El libreto oculta el problema de fondo: el retroceso —o freno— del proceso de modernización y democratización del sector defensa, que empezó en los años 90 como consecuencia del final de la Guerra Fría y cuando en América Latina arreciaban los cuestionamientos a los militares por la violación sistemática de los derechos humanos. Los gobiernos empezaron entonces a trazar el camino para recuperar para el poder civil la definición de las políticas de defensa y de control del orden público, y buscar transparencia en el gasto militar. Un primer paso fue nombrar civiles en los ministerios de Defensa, durante décadas feudos militares.

En Colombia, en 1991, el presidente Gaviria nombró a Rafael Pardo en esa cartera, y de su mano llegaron profesionales civiles para asumir tareas administrativas y de gestión y control del gasto. Sus sucesores siguieron en esa dirección, pese a la resistencia más o menos velada de los militares que por cuenta del conflicto armado habían ganado gran autonomía de vuelo y un amplio margen de maniobra y decisión en el manejo del orden público y los contratos. Esa resistencia fue especialmente notoria cuando Marta Lucía Ramírez, nombrada ministra en 2002 por el presidente Uribe, ordenó centralizar la contratación en la secretaría general para garantizar la transparencia. Tropezó con la oposición de miembros del generalato y perdió el pulso. El escándalo por corrupción en la contratación que compromete al Ejército y que llevó al presidente Santos a cambiar la cúpula es una señal de que no se ha logrado construir un ministerio moderno.

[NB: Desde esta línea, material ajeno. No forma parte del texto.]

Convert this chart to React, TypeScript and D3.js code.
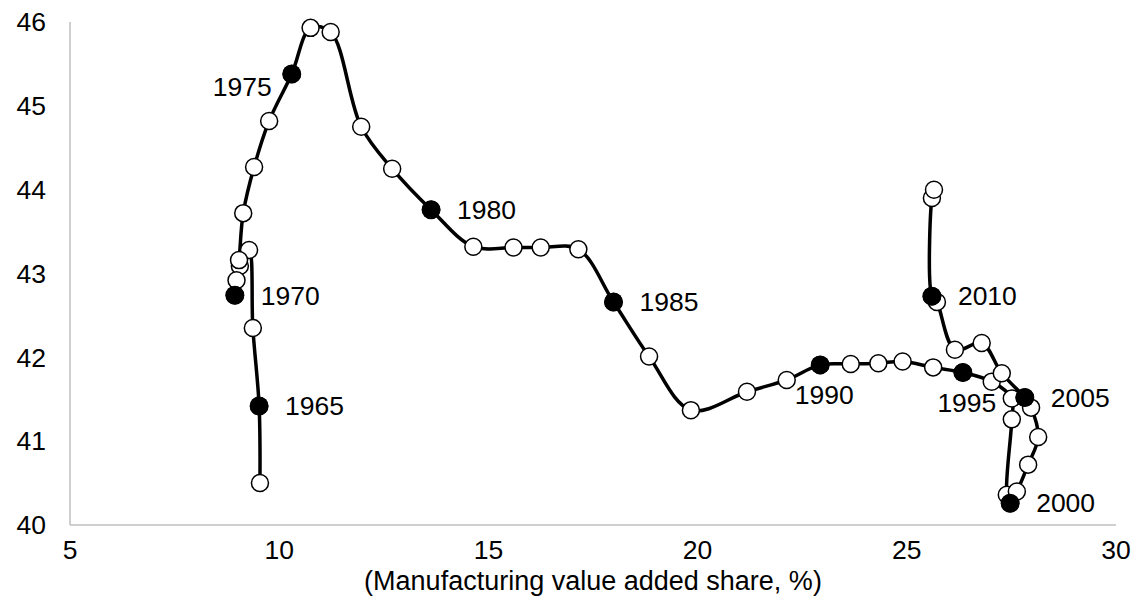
import React from "react";
import * as d3 from "d3";

// ---- data ----
const years = [
  1964, 1965, 1966, 1967, 1968, 1969, 1970, 1971, 1972, 1973, 1974, 1975, 1976,
  1977, 1978, 1979, 1980, 1981, 1982, 1983, 1984, 1985, 1986, 1987, 1988, 1989,
  1990, 1991, 1992, 1993, 1994, 1995, 1996, 1997, 1998, 1999, 2000, 2001, 2002,
  2003, 2004, 2005, 2006, 2007, 2008, 2009, 2010, 2011, 2012,
];
const mvaShare = [
  9.54, 9.52, 9.37, 9.28, 9.06, 8.98, 8.94, 9.04, 9.14, 9.4, 9.76, 10.3, 10.75,
  11.23, 11.96, 12.7, 13.63, 14.64, 15.6, 16.25, 17.15, 17.99, 18.84, 19.84,
  21.18, 22.13, 22.93, 23.66, 24.32, 24.9, 25.63, 26.34, 27.03, 27.51, 27.51,
  27.39, 27.47, 27.63, 27.9, 28.14, 27.97, 27.82, 27.27, 26.79, 26.15, 25.72,
  25.6, 25.6, 25.65,
];
const yValue = [
  40.5, 41.42, 42.35, 43.28, 43.09, 42.92, 42.74, 43.16, 43.72, 44.27, 44.82,
  45.38, 45.93, 45.88, 44.75, 44.25, 43.76, 43.32, 43.31, 43.31, 43.29, 42.66,
  42.01, 41.37, 41.59, 41.73, 41.91, 41.92, 41.93, 41.95, 41.88, 41.82, 41.71,
  41.51, 41.26, 40.36, 40.26, 40.4, 40.72, 41.05, 41.4, 41.52, 41.81, 42.17,
  42.09, 42.66, 42.73, 43.9, 44.0,
];
const labeledYears = [1965, 1970, 1975, 1980, 1985, 1990, 1995, 2000, 2005, 2010];
const labelSide = ["right", "right", "left", "right", "right", "below", "below", "right", "right", "right"];
const xTicks = [5, 10, 15, 20, 25, 30];
const yTicks = [40, 41, 42, 43, 44, 45, 46];
const xTitle = "(Manufacturing value added share, %)";

// ---- layout ----
const W = 1136;
const H = 605;
const M = { left: 70, right: 1116, top: 22, bottom: 525 };
const FONT = "'Liberation Sans', Arial, sans-serif";
const FS = 26.5;
const TITLE_FS = 27;

export default function App() {
  const x = d3.scaleLinear().domain([5, 30]).range([M.left, M.right]);
  const y = d3.scaleLinear().domain([40, 46]).range([M.bottom, M.top]);

  const pts: [number, number][] = years.map((_, i) => [x(mvaShare[i]), y(yValue[i])]);
  const path = d3
    .line<[number, number]>()
    .x((d) => d[0])
    .y((d) => d[1])
    .curve(d3.curveCatmullRom.alpha(0.5))(pts);

  const labeled = labeledYears.map((yr, k) => {
    const i = years.indexOf(yr);
    return { yr, px: x(mvaShare[i]), py: y(yValue[i]), side: labelSide[k] };
  });

  return (
    <svg
      width={W}
      height={H}
      style={{ position: "absolute", left: 0, top: 0, background: "#fff" }}
      fontFamily={FONT}
    >
      {/* axes */}
      <line x1={M.left} x2={M.left} y1={M.top} y2={M.bottom} stroke="#bfbfbf" strokeWidth={1.5} />
      <line x1={M.left} x2={M.right} y1={M.bottom} y2={M.bottom} stroke="#bfbfbf" strokeWidth={1.5} />

      {yTicks.map((t) => (
        <text key={"y" + t} x={46} y={y(t)} dy="0.35em" textAnchor="end" fontSize={FS} fill="#000">
          {t}
        </text>
      ))}
      {xTicks.map((t) => (
        <text key={"x" + t} x={x(t)} y={M.bottom + 25} dy="0.35em" textAnchor="middle" fontSize={FS} fill="#000">
          {t}
        </text>
      ))}
      <text x={(M.left + M.right) / 2} y={590} textAnchor="middle" fontSize={TITLE_FS} fill="#000">
        {xTitle}
      </text>

      {/* smoothed path */}
      <path d={path || ""} fill="none" stroke="#000" strokeWidth={3.5} strokeLinejoin="round" />

      {/* open markers for every year */}
      {pts.map((p, i) => (
        <circle key={"o" + years[i]} cx={p[0]} cy={p[1]} r={8.5} fill="#fff" stroke="#000" strokeWidth={1.5} />
      ))}

      {/* filled markers for labelled years */}
      {labeled.map((d) => (
        <circle key={"f" + d.yr} cx={d.px} cy={d.py} r={9.5} fill="#000" />
      ))}

      {labeled.map((d) => {
        let tx = d.px + 26;
        let ty = d.py;
        let anchor: "start" | "end" | "middle" = "start";
        if (d.side === "left") {
          tx = d.px - 20;
          ty = d.py + 13;
          anchor = "end";
        } else if (d.side === "below") {
          tx = d.px + 4;
          ty = d.py + 30;
          anchor = "middle";
        }
        return (
          <text key={"l" + d.yr} x={tx} y={ty} dy="0.35em" textAnchor={anchor} fontSize={FS} fill="#000">
            {d.yr}
          </text>
        );
      })}
    </svg>
  );
}
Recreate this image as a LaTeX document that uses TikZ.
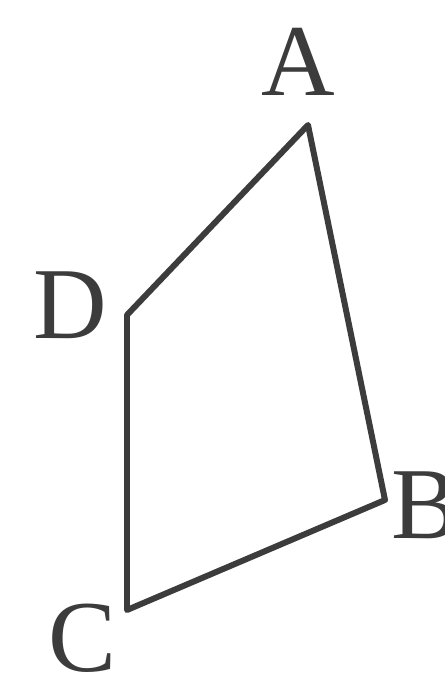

Por otra parte, el caso del general Leonardo Barrero, llamado a retiro por una conversación en la que sugiere a un coronel implicado en ejecuciones extrajudiciales que organice “una mafia para denunciar fiscales”, revela que la democratización general del Ejército está lejos, que hay sectores en los que pervive la mentalidad de que los derechos humanos son una “güevonada” (palabras del general), que todo vale en la guerra y que las investigaciones por las ejecuciones extrajudiciales son una persecución contra las Fuerzas Armadas.

Finalmente, otro importante indicador del estancamiento en el proceso de recuperación del control civil sobre los militares es la posición del ministro, Juan Carlos Pinzón, que siempre reacciona con espíritu de cuerpo, fiel a la promesa que hizo cuando asumió el cargo: “Mi única posición es colaborarles como un soldado más”. Sí, ha sido soldado y no jefe civil de aquellos sobre los que, por lo menos en teoría, debería ejercer control.

El prolongado conflicto armado, que le confiere primacía al sector defensa, explica el poder relativo de lo civil. Como bien señala el especialista en asuntos de seguridad y defensa Armando Borrero, “la confrontación interna es la verdadera ‘vaca muerta’ atravesada en el camino de la transformación y la modernización” (razonpublica.com).